_EXERCISE:_
Your task is to filter the data below down to the lines holding "this".
• • • • • • •
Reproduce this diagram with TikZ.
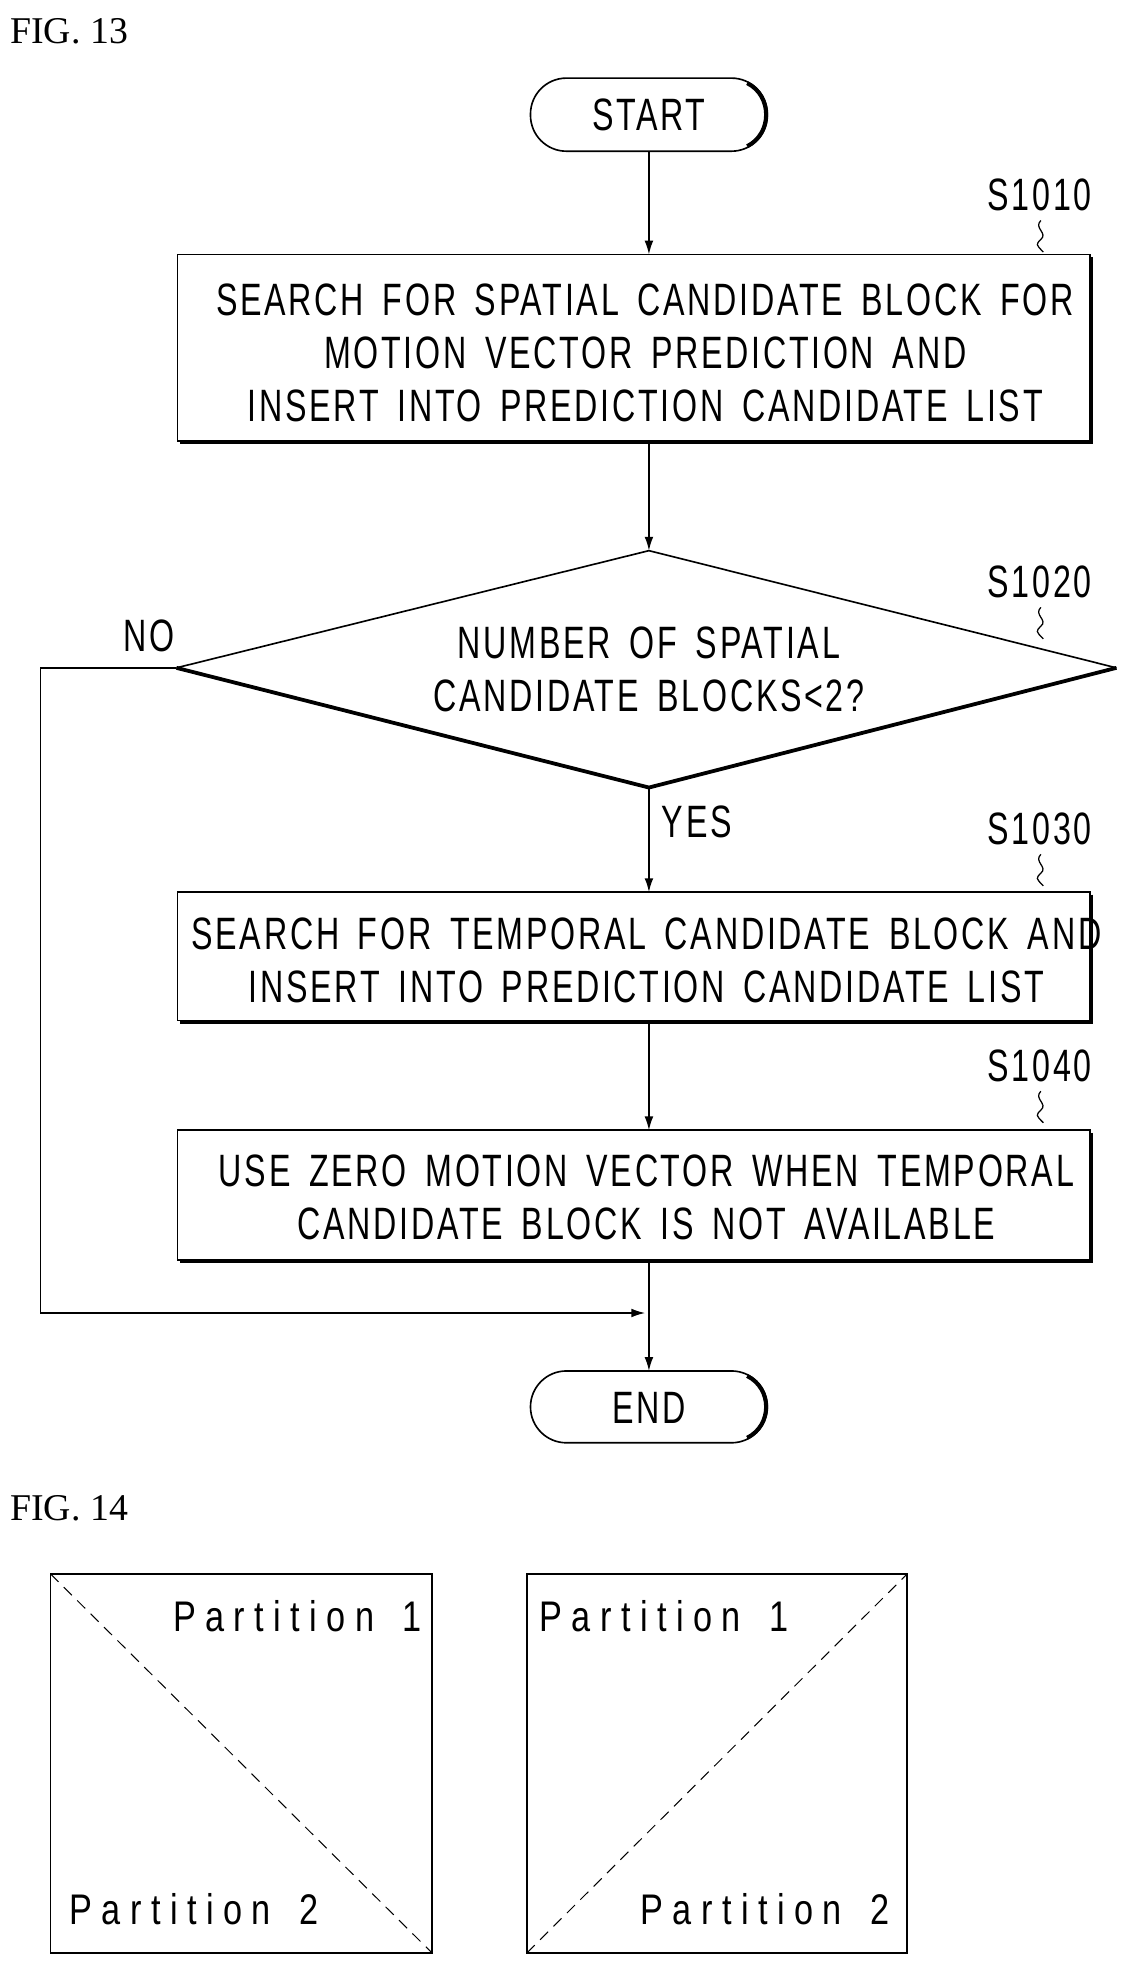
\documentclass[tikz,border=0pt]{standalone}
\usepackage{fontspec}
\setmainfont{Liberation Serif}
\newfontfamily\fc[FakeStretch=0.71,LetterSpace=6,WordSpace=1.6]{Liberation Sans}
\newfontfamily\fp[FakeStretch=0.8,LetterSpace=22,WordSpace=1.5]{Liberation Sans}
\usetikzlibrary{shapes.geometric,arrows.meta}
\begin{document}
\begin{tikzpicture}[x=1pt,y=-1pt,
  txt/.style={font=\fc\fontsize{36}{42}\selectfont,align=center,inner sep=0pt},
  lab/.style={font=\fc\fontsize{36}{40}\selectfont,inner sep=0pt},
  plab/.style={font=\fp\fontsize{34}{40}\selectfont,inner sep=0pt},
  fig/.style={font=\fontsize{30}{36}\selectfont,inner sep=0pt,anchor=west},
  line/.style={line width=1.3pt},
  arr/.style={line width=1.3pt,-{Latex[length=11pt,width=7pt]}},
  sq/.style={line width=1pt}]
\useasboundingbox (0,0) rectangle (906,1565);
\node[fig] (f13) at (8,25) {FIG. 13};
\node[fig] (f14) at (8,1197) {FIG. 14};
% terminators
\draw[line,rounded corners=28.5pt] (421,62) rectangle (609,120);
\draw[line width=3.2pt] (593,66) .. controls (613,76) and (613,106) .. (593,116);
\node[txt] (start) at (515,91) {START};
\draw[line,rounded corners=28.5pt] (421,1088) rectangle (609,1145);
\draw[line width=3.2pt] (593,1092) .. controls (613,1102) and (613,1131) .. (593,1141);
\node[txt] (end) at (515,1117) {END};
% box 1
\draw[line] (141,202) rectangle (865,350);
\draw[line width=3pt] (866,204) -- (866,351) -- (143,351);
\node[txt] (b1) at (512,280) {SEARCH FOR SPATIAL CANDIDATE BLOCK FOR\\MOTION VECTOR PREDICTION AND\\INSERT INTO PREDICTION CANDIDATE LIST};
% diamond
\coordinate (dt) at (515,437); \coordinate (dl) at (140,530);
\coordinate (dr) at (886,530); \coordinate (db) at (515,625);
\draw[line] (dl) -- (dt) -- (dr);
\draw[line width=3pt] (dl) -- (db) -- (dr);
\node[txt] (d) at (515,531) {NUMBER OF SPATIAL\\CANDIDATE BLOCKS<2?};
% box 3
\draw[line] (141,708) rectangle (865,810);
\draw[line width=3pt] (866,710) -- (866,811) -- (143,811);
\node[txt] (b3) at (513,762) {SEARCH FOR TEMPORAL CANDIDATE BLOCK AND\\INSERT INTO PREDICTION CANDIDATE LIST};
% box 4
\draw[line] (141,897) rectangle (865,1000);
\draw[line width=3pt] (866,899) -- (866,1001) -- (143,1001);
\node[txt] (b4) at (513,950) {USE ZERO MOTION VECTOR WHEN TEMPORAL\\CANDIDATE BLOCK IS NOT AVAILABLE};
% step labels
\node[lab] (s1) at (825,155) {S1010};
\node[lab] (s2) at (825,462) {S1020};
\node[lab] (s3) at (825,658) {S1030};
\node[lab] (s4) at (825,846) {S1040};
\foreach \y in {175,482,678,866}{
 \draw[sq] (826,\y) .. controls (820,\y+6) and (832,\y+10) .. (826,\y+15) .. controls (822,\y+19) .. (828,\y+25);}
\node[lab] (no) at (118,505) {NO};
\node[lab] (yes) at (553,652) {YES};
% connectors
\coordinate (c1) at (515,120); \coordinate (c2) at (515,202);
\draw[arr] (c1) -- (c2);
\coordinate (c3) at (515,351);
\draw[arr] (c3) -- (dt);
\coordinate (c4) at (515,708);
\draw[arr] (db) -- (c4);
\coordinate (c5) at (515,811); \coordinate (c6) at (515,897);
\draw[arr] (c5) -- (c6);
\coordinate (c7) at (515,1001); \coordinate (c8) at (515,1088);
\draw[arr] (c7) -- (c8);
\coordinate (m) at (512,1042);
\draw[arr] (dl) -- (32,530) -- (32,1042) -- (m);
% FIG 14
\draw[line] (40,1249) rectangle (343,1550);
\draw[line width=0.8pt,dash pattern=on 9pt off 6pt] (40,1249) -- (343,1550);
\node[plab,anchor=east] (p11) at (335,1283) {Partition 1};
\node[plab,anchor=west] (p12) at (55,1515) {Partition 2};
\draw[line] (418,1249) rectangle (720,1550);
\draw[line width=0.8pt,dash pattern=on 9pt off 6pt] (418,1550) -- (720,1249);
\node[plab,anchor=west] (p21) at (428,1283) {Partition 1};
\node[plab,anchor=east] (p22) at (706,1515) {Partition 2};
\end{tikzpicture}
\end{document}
• • • • • • •
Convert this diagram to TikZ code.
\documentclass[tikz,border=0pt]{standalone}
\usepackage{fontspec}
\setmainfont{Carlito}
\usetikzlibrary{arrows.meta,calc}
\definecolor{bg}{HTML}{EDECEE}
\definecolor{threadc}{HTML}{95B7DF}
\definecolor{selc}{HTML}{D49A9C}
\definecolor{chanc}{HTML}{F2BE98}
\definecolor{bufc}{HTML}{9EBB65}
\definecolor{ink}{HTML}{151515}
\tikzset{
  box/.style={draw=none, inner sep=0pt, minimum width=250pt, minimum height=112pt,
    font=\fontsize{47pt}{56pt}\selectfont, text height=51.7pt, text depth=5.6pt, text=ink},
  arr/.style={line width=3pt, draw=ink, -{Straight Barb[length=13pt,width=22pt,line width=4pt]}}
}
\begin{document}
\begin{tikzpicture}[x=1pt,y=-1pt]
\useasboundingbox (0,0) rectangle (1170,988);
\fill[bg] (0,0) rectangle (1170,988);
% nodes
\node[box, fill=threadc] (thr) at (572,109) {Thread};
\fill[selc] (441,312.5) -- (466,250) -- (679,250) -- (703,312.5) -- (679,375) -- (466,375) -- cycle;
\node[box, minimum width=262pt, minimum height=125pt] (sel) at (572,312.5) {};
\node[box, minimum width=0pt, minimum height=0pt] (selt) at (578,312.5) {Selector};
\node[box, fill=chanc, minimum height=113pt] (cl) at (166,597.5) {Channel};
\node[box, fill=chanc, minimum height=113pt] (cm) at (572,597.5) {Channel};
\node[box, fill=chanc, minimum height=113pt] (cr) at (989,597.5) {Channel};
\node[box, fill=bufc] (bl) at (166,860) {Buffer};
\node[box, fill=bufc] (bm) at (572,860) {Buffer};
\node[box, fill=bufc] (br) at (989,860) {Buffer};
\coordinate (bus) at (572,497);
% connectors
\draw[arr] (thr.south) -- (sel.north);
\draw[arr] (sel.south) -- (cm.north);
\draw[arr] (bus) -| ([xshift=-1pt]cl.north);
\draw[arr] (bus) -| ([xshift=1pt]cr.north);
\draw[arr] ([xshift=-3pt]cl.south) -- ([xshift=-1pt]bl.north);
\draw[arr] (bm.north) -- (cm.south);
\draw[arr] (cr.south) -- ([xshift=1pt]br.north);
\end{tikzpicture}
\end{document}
• • • • • • •
_COMPLETED EXERCISE:_
Reproduce this diagram with TikZ.
Convert this diagram to TikZ code.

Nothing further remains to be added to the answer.